[BEGIN Recorded information]

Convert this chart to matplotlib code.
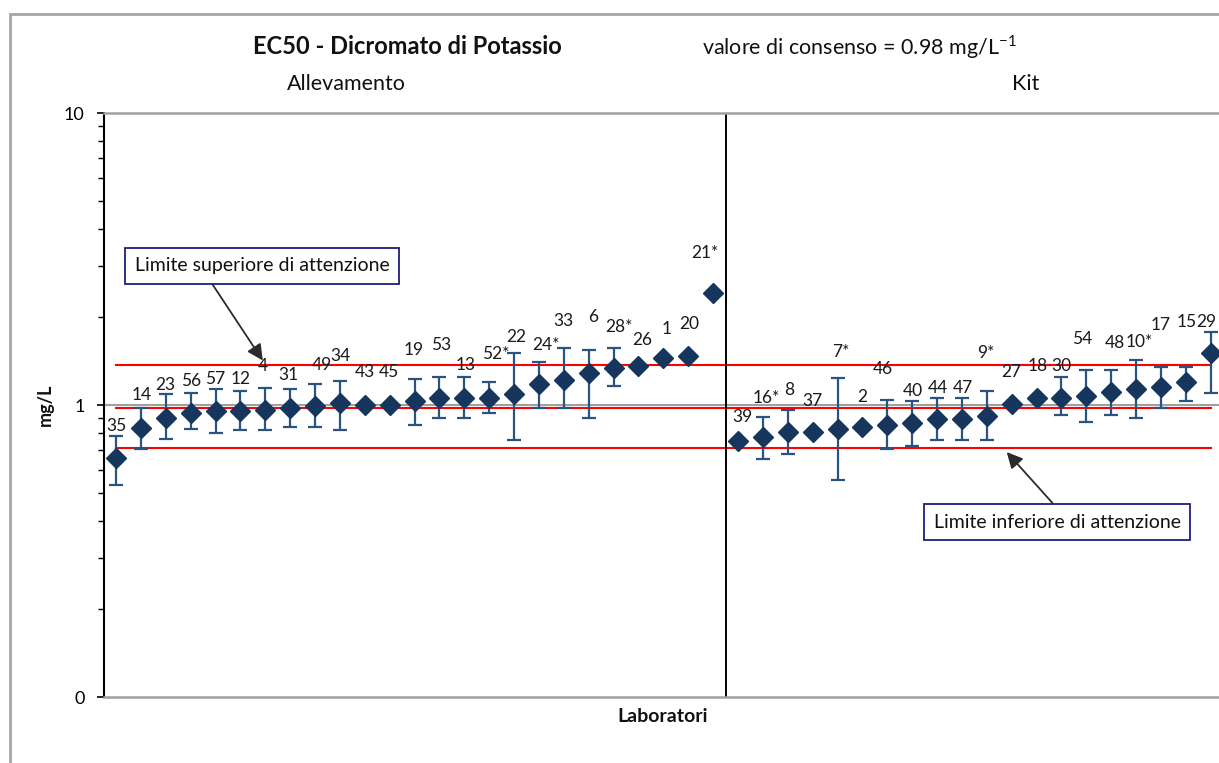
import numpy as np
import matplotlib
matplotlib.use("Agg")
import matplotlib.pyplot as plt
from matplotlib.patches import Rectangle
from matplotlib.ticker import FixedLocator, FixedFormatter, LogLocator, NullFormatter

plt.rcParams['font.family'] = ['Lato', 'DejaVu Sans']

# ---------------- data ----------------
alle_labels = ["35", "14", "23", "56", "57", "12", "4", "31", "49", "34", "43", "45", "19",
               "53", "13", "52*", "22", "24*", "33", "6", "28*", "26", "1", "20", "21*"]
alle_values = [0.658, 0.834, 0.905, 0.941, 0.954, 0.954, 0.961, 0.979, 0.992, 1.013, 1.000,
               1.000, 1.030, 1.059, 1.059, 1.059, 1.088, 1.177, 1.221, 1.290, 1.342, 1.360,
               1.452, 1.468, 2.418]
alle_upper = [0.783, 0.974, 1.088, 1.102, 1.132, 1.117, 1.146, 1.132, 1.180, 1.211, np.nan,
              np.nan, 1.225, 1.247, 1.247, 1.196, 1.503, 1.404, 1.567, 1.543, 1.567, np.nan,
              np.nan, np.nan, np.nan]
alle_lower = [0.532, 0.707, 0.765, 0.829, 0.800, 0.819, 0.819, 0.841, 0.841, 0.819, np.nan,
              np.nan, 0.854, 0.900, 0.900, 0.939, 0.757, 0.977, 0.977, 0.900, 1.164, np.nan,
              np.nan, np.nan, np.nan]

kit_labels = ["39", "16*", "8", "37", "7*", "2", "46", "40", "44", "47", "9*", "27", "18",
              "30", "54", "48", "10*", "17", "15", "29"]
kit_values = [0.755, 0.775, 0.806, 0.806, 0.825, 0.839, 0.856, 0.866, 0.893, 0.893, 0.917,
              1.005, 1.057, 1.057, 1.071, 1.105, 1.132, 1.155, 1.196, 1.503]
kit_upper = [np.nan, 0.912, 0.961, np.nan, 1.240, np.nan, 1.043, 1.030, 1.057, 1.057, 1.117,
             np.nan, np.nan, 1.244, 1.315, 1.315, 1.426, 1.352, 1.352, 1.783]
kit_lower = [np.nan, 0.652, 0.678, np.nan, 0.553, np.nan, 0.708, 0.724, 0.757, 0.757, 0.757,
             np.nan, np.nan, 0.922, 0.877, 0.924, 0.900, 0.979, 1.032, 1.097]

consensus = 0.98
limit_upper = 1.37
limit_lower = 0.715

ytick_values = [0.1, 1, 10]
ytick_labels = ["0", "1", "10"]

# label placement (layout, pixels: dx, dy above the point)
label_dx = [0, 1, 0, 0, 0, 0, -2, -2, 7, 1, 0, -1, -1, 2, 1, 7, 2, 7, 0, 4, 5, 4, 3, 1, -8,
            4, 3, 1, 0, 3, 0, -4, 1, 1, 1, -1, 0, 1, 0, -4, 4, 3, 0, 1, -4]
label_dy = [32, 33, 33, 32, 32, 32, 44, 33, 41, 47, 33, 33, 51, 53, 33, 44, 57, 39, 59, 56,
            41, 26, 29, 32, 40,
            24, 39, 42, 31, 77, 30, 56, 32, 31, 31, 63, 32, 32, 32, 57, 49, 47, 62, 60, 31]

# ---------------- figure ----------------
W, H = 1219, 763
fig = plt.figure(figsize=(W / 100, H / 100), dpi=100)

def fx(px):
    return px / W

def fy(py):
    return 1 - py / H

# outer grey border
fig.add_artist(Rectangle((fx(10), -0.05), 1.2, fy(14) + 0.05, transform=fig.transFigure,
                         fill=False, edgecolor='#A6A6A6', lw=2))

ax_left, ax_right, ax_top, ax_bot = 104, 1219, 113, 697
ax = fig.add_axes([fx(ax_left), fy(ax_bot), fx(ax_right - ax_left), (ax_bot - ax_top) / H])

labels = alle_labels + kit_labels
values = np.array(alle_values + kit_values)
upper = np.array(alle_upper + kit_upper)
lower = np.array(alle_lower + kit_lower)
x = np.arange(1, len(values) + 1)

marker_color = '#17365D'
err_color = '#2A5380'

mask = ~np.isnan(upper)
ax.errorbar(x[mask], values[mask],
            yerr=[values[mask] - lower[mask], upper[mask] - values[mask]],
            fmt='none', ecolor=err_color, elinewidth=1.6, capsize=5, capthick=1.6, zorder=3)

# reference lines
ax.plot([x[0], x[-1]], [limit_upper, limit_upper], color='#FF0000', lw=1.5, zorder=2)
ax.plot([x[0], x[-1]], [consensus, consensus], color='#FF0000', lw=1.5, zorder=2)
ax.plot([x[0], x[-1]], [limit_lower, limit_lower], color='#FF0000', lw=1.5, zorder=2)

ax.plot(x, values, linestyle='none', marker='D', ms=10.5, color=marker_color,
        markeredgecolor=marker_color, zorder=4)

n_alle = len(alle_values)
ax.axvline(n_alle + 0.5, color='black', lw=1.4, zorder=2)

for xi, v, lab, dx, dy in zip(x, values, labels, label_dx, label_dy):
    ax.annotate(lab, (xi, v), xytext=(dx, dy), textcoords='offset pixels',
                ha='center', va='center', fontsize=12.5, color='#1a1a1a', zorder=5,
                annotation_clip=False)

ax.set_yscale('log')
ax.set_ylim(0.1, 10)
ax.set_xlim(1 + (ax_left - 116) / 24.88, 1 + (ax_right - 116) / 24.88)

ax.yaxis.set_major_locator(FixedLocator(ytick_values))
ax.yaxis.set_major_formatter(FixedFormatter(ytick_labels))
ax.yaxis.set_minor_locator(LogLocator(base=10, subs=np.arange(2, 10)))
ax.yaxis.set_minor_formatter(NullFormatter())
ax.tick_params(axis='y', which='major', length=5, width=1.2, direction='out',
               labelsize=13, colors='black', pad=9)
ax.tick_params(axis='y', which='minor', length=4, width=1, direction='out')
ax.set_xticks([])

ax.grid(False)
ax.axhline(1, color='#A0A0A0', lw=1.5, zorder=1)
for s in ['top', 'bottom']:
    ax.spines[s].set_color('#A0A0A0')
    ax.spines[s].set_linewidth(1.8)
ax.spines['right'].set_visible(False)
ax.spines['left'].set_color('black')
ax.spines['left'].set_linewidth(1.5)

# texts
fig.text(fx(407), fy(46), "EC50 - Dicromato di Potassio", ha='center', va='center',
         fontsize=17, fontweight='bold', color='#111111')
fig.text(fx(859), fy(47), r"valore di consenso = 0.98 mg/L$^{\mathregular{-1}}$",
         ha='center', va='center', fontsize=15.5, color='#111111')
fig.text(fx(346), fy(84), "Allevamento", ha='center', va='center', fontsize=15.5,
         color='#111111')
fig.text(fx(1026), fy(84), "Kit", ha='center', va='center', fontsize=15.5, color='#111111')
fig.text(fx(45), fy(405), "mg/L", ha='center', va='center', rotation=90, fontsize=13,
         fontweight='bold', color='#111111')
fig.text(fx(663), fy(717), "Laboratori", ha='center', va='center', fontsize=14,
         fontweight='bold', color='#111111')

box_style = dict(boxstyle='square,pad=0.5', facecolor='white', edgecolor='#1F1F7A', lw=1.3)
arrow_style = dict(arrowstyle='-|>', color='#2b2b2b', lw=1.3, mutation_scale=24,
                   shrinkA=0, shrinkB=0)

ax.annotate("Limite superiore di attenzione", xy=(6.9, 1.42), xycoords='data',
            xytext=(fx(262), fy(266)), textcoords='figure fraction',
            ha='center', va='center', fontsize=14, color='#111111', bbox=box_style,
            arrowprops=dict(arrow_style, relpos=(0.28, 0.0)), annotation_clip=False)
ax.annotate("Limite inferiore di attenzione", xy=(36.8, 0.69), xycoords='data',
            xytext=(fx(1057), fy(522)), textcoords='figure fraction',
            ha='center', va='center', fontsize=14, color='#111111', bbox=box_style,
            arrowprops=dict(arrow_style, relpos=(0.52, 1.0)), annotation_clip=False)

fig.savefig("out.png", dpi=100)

[END Recorded information]

• **Description of the task**: Copy nothing but the lines from the first one in the listing through the line with "plt.rcParams['font.family'] = ['Lato', 'DejaVu", and omit the pictures.

• **Problem solution**:
Convert this chart to matplotlib code.
import numpy as np
import matplotlib
matplotlib.use("Agg")
import matplotlib.pyplot as plt
from matplotlib.patches import Rectangle
from matplotlib.ticker import FixedLocator, FixedFormatter, LogLocator, NullFormatter

plt.rcParams['font.family'] = ['Lato', 'DejaVu Sans']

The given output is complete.